You’ve shut this interesting conversation down based on a mistake. You see misunderstandings as malicious when they’re not. You clarified your meaning concerning “generally,” and, like Bricker, I definitely see the two claims as distinct and could easily continue the conversation knowing which you meant. (If I were malicious, I’d insist on misunderstanding you instead of accepting your corrections in good faith. Contrary to the word you used, I have not “insisted” on misunderstanding you.) But you have chosen for things not to be that way. What can I do but respect your choice?

Thanks for the interesting conversation, in any case. I’d even say I found it to be edifying–I had to think twice and one occasion even had to deal with a genuine contradiction in my thinking.

I’m not sure he intended to use that argument to express his own thoughts on the matter–I think he was offering the first premise as an example of a claim which is neither true nor false.

My response to him would have been to give reasons to disbelieve the claim, thereby giving evidence that it is a claim which is false, rather than one which is neither true nor false.

But, he has decided not to continue the conversation.

He doesn’t mean it’s one which anyone should follow.

But the term has no meaning then. If something truly is a “generally applicable principle,” it needs to attach, at some level at least, to the ways in which people actually think and act. Simply adding (or implying) the word “always” to a statement does not magically turn the assertion into a generally applicable principle.

The funny thing is that, when Bricker said that he disagreed that “it’s harmful to one’s soul to gamble” is a generally applicable principle, brazil84 responded that “I think what you are trying to say is that you disagree with the principle itself..”

And yet, brazil84 has demonstrated nothing about his “generally applicable principle” that would, in fact, make it generally applicable.

Brazil was saying that Bricker was wrong to think that, just because he thinks the principle isn’t true, he thereby thinks it’s not generally applicable.

What I gather Brazil means by “generally applicable principle” is “principle which is intended to apply in most cases.” On that definition, there can be true generally applicable principles, and false generally applicable principles.

I understand that.

But, in my opinion, the two phrases that you have equated in your first sentence are not, in fact, equivalent, and equating them makes a nonsense of the whole exercise.

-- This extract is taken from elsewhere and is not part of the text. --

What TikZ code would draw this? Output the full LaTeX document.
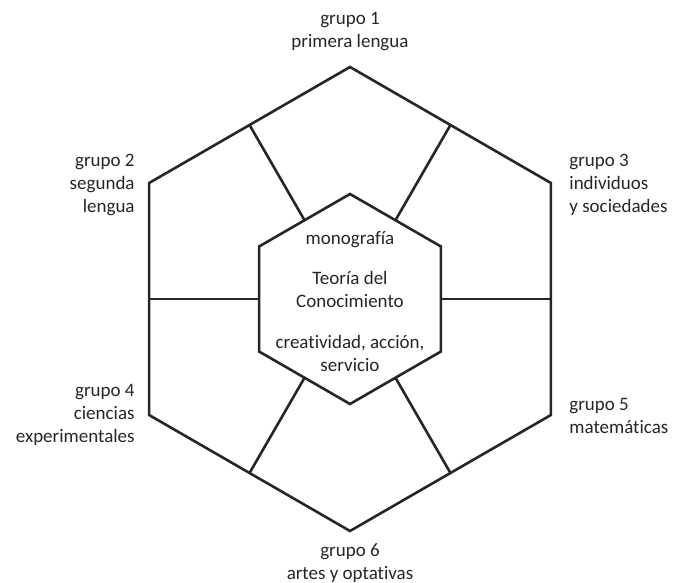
\documentclass[tikz,border=0pt]{standalone}
\usepackage{fontspec}
\setmainfont{Carlito}[Ligatures={NoCommon}]
\begin{document}
\begin{tikzpicture}[x=0.5pt,y=0.5pt,
  hexline/.style={line width=1.3pt, draw=black!85, line join=miter},
  grupo/.style={font=\fontsize{9.5}{11.5}\selectfont, text=black!85, inner sep=0pt}]
\useasboundingbox (-350,-284) rectangle (325,299);
% corners of the two hexagons
\foreach \a [count=\i] in {90,150,210,270,330,30} {
  \coordinate (O\i) at (\a:232);
  \coordinate (I\i) at (\a:105);
}
% midpoints of the sides
\foreach \a [count=\i] in {120,180,240,300,0,60} {
  \coordinate (Om\i) at (\a:200.9);
  \coordinate (Im\i) at (\a:90.9);
}
\draw [hexline] (O1) -- (O2) -- (O3) -- (O4) -- (O5) -- (O6) -- cycle;
\draw [hexline] (I1) -- (I2) -- (I3) -- (I4) -- (I5) -- (I6) -- cycle;
\foreach \i in {1,...,6}
  \draw [hexline] (Im\i) -- (Om\i);
% groups
\node [grupo, align=center] (G1) at (0,267.5) {grupo 1\\primera lengua};
\node [grupo, align=right, anchor=east] (G2) at (-215,114) {grupo 2\\segunda\\lengua};
\node [grupo, align=left, anchor=west] (G3) at (219,114) {grupo 3\\individuos\\y sociedades};
\node [grupo, align=right, anchor=east] (G4) at (-215,-116) {grupo 4\\ciencias\\experimentales};
\node [grupo, align=left, anchor=west] (G5) at (219,-116.5) {grupo 5\\matemáticas};
\node [grupo, align=center] (G6) at (0,-264.5) {grupo 6\\artes y optativas};
% core
\node [grupo, align=center] (MONO) at (0,59) {monografía};
\node [grupo, align=center] (TOK) at (0,10) {Teoría del\\Conocimiento};
\node [grupo, align=center] (CAS) at (0,-54.5) {creatividad, acción,\\servicio};
\end{tikzpicture}
\end{document}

The fact that someone might intend or hope or argue for a principle to apply in most cases does not mean that the principle necessarily does, in fact, apply in most cases. This is precisely the difference between a “generally applicable principle” and “something that i think should be generally applicable.”

I have no doubt that some people believe that gambling is harmful to the soul, and that they believe that this principle applies to everyone that gambles. But this doesn’t make it a generally applicable principle.